Using the data below, output the first line and every line after it up to and including the line containing "const gridColor = last", exactly as written and with nothing added.
— Start of Data —
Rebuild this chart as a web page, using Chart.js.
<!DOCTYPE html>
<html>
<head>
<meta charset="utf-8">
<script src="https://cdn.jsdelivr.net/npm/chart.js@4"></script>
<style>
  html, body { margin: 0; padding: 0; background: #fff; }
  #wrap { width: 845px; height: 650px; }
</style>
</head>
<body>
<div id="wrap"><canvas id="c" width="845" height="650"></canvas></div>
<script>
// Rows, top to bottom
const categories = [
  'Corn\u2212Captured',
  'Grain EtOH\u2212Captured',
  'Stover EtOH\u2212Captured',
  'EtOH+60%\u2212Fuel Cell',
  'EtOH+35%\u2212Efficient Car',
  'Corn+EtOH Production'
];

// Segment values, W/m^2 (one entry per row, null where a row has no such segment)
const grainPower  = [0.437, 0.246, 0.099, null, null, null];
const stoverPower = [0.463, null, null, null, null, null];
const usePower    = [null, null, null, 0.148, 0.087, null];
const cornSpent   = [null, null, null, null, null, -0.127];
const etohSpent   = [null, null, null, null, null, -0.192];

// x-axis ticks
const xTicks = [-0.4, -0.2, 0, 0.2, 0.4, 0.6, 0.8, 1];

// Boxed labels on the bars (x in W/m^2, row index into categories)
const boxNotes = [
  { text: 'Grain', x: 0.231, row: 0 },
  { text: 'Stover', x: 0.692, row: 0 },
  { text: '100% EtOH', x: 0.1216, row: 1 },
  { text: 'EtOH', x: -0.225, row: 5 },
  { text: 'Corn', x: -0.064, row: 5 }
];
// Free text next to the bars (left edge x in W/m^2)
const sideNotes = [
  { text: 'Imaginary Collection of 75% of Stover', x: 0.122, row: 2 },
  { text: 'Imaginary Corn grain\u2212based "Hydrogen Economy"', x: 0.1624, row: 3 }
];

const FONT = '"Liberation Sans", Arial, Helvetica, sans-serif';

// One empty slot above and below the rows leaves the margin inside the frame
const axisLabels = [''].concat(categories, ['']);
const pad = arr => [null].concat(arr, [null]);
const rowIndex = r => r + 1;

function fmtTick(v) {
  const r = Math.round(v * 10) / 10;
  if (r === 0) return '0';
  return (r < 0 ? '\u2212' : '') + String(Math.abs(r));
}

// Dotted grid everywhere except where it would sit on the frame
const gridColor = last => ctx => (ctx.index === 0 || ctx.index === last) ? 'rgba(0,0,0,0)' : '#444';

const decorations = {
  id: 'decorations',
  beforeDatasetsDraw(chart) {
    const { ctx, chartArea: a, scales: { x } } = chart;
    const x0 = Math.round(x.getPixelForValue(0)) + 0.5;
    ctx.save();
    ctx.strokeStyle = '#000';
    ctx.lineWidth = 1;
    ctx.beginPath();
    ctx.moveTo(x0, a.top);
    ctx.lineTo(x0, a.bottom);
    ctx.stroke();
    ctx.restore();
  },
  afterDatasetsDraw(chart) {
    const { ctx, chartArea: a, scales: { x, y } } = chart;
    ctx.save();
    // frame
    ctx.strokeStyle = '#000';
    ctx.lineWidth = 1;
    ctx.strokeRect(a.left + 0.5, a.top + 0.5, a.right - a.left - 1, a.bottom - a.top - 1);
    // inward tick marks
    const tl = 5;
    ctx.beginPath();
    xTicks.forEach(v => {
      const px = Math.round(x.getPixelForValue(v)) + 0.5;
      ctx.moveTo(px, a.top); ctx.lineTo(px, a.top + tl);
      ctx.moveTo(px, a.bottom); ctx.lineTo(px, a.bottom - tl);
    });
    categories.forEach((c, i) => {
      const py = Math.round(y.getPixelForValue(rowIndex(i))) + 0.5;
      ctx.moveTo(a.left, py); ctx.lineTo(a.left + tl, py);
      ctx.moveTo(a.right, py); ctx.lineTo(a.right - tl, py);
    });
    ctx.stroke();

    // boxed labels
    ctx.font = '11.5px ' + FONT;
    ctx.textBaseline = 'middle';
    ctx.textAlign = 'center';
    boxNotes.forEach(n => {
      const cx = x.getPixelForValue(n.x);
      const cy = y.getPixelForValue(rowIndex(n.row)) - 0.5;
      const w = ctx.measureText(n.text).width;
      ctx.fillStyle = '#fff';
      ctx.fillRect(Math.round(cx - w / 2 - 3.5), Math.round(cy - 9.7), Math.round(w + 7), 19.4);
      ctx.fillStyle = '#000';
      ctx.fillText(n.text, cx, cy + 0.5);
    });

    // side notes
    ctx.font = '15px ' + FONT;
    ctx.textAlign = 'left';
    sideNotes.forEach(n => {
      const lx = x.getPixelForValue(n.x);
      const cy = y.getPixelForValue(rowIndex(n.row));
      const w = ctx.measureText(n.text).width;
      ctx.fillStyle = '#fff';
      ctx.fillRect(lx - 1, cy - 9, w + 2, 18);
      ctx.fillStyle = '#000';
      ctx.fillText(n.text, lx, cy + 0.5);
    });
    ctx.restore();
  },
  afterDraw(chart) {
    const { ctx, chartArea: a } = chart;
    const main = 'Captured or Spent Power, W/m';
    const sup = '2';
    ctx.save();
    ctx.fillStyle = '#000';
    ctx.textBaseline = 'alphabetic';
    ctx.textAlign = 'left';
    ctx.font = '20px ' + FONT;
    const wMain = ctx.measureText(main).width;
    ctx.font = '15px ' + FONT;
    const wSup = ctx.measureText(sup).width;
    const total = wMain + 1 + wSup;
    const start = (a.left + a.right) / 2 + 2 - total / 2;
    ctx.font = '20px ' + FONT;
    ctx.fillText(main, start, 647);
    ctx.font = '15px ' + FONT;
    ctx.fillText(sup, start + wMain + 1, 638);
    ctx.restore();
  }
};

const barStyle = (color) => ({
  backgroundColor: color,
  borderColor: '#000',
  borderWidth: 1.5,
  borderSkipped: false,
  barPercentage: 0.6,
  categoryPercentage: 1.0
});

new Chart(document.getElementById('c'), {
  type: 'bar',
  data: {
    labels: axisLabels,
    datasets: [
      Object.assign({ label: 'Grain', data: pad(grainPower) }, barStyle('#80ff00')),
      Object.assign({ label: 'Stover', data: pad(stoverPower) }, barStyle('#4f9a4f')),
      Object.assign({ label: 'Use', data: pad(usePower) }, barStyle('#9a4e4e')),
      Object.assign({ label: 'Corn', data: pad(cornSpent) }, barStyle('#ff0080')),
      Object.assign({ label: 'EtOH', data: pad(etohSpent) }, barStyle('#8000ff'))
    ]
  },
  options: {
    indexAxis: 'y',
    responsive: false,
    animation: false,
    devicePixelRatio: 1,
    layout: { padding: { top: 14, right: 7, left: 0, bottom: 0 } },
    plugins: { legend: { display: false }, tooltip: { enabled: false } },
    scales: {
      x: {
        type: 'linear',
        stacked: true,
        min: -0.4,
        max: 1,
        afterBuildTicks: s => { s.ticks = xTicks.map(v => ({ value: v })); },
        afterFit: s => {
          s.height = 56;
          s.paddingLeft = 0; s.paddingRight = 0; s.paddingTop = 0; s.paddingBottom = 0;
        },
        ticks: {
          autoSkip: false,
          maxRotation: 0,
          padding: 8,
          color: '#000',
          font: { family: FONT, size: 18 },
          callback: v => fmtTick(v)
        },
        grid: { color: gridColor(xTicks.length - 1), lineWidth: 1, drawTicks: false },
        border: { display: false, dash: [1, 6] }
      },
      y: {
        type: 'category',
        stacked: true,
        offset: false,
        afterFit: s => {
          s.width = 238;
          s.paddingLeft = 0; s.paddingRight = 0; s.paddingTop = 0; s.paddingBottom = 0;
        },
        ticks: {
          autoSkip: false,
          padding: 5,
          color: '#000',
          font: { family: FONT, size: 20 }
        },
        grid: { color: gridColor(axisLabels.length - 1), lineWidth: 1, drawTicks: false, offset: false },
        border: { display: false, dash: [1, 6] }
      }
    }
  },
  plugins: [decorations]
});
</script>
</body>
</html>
— End of Data —
◆ **Exercise result**
Rebuild this chart as a web page, using Chart.js.
<!DOCTYPE html>
<html>
<head>
<meta charset="utf-8">
<script src="https://cdn.jsdelivr.net/npm/chart.js@4"></script>
<style>
  html, body { margin: 0; padding: 0; background: #fff; }
  #wrap { width: 845px; height: 650px; }
</style>
</head>
<body>
<div id="wrap"><canvas id="c" width="845" height="650"></canvas></div>
<script>
// Rows, top to bottom
const categories = [
  'Corn\u2212Captured',
  'Grain EtOH\u2212Captured',
  'Stover EtOH\u2212Captured',
  'EtOH+60%\u2212Fuel Cell',
  'EtOH+35%\u2212Efficient Car',
  'Corn+EtOH Production'
];

// Segment values, W/m^2 (one entry per row, null where a row has no such segment)
const grainPower  = [0.437, 0.246, 0.099, null, null, null];
const stoverPower = [0.463, null, null, null, null, null];
const usePower    = [null, null, null, 0.148, 0.087, null];
const cornSpent   = [null, null, null, null, null, -0.127];
const etohSpent   = [null, null, null, null, null, -0.192];

// x-axis ticks
const xTicks = [-0.4, -0.2, 0, 0.2, 0.4, 0.6, 0.8, 1];

// Boxed labels on the bars (x in W/m^2, row index into categories)
const boxNotes = [
  { text: 'Grain', x: 0.231, row: 0 },
  { text: 'Stover', x: 0.692, row: 0 },
  { text: '100% EtOH', x: 0.1216, row: 1 },
  { text: 'EtOH', x: -0.225, row: 5 },
  { text: 'Corn', x: -0.064, row: 5 }
];
// Free text next to the bars (left edge x in W/m^2)
const sideNotes = [
  { text: 'Imaginary Collection of 75% of Stover', x: 0.122, row: 2 },
  { text: 'Imaginary Corn grain\u2212based "Hydrogen Economy"', x: 0.1624, row: 3 }
];

const FONT = '"Liberation Sans", Arial, Helvetica, sans-serif';

// One empty slot above and below the rows leaves the margin inside the frame
const axisLabels = [''].concat(categories, ['']);
const pad = arr => [null].concat(arr, [null]);
const rowIndex = r => r + 1;

function fmtTick(v) {
  const r = Math.round(v * 10) / 10;
  if (r === 0) return '0';
  return (r < 0 ? '\u2212' : '') + String(Math.abs(r));
}

// Dotted grid everywhere except where it would sit on the frame
const gridColor = last => ctx => (ctx.index === 0 || ctx.index === last) ? 'rgba(0,0,0,0)' : '#444';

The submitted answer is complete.